We here at Promo Marketing love hearing about big deals no matter whether they are the kind that yields financial windfall for companies, especially those within the promotional products industry, or are the sort that makes life on this third rock from the sun even more amazing thanks to their ingenuity. While the former variety helps us help our peers to increase their liquid assets, the latter type compels us today, as an actual fluid has made waves. Relying on tailors and volunteers, India’s Plastindia Foundation converted 200,000 plastic water bottles into a T-shirt that won distinction from Guinness World Records. (It was news to us to learn that the reference text dropped its initial name, The Guinness Book of World Records, 18 years ago.).

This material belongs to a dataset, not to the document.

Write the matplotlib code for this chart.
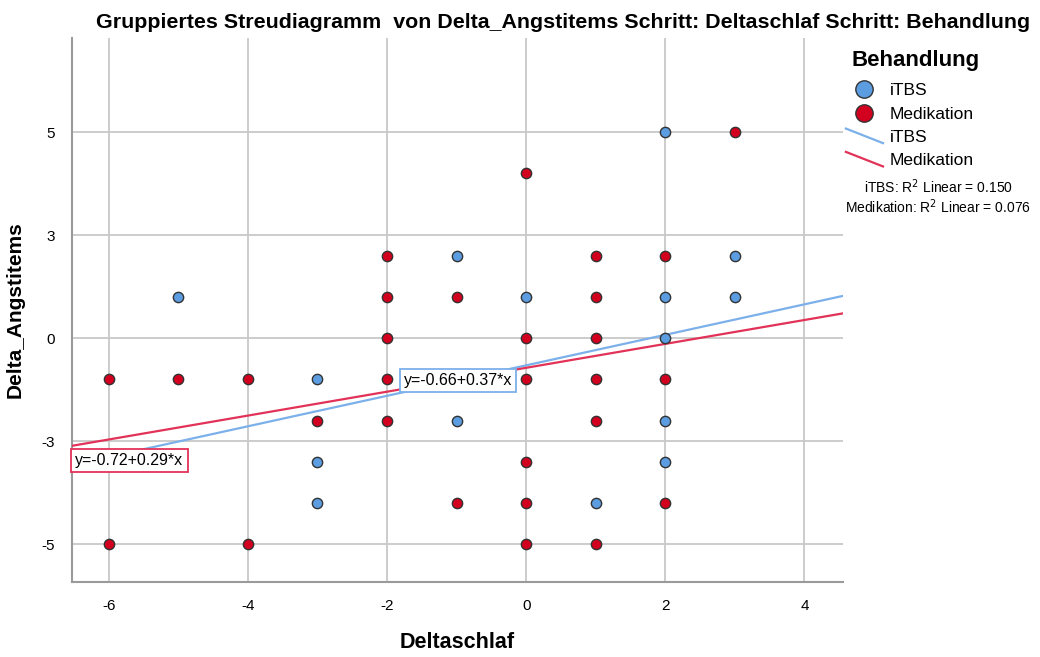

Such aquatic containers have long faced backlash and stand as one of the global community’s biggest nuisances. Given it status as the world’s second-most populous country, India finds the bottles particularly vexing, so the Mumbai-situated entity had not only sustainability but also creativity (not to mention altruism—a bit on that later) on its mind when seeking to fashion the shirt. In a record-setting example of “Waste not, want not,” it enlisted the aforementioned individuals over a 45-day span, with the figures—after Plastindia had crushed, recycled and processed the bottles into fiber that yielded 8,818 pounds of cloth—producing a top that measured almost 318 ft. long and nearly 229 ft. wide.

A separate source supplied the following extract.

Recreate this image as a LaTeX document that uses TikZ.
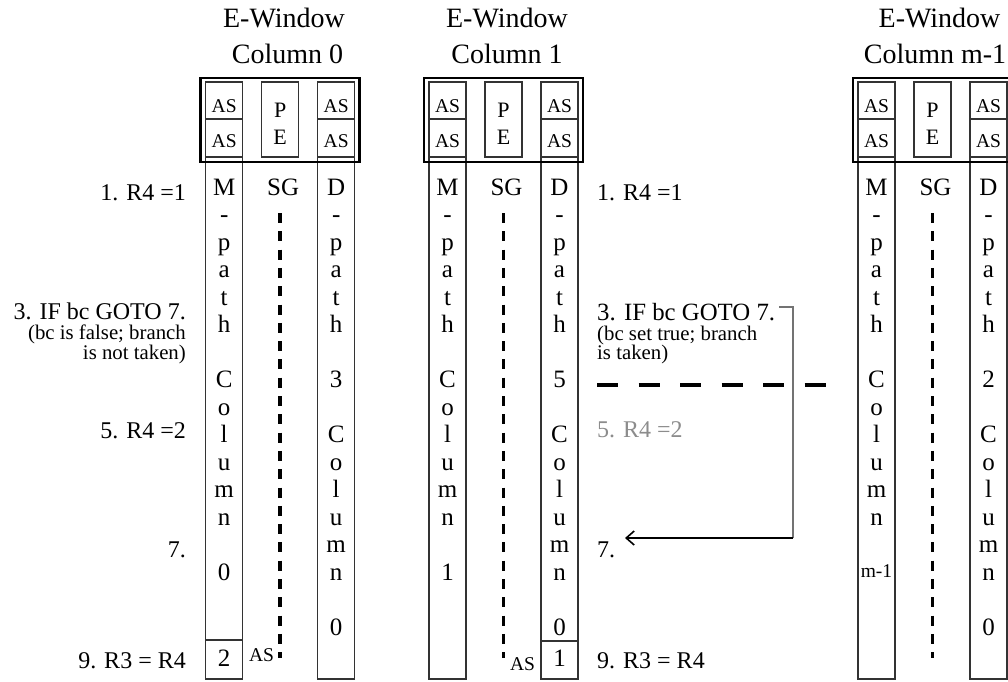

Adjudicator Swapnil Dangarikar gladly confirmed that the Plastindia-led personnel bested the previous mark by 12 feet length-wise and 23 feet width-wise. Making our bones by often addressing logos, we could not help but think how extra fascinating the T-shirt would have proven had someone applied some sort of emblem or insignia on it. While that thought might not have crossed their minds at all, the Plastindia folks did ponder what to do with the elements of their notable creation, turning it over to have it converted into tops for disadvantaged local children.
Thanks to those 10,000 apparel items, a common troublemaker became a much-needed resource, with Plastindia’s Atul Kanuga, who chairs its environment and plastics image committee, lauding Guinness for giving him and his allies the chance to endow youths with “one moment of significant happiness.”
In becoming the latest company to enter the record books by repurposing plastic bottles, Plastindia reminds us that one person’s waste could end up being a part of another individual’s desire to meet basic needs, with Guinness certainly welcoming other brands to try their hands at being record-making innovators. With regards to Plastindia, we are happy that its ideas to be a pioneer held water.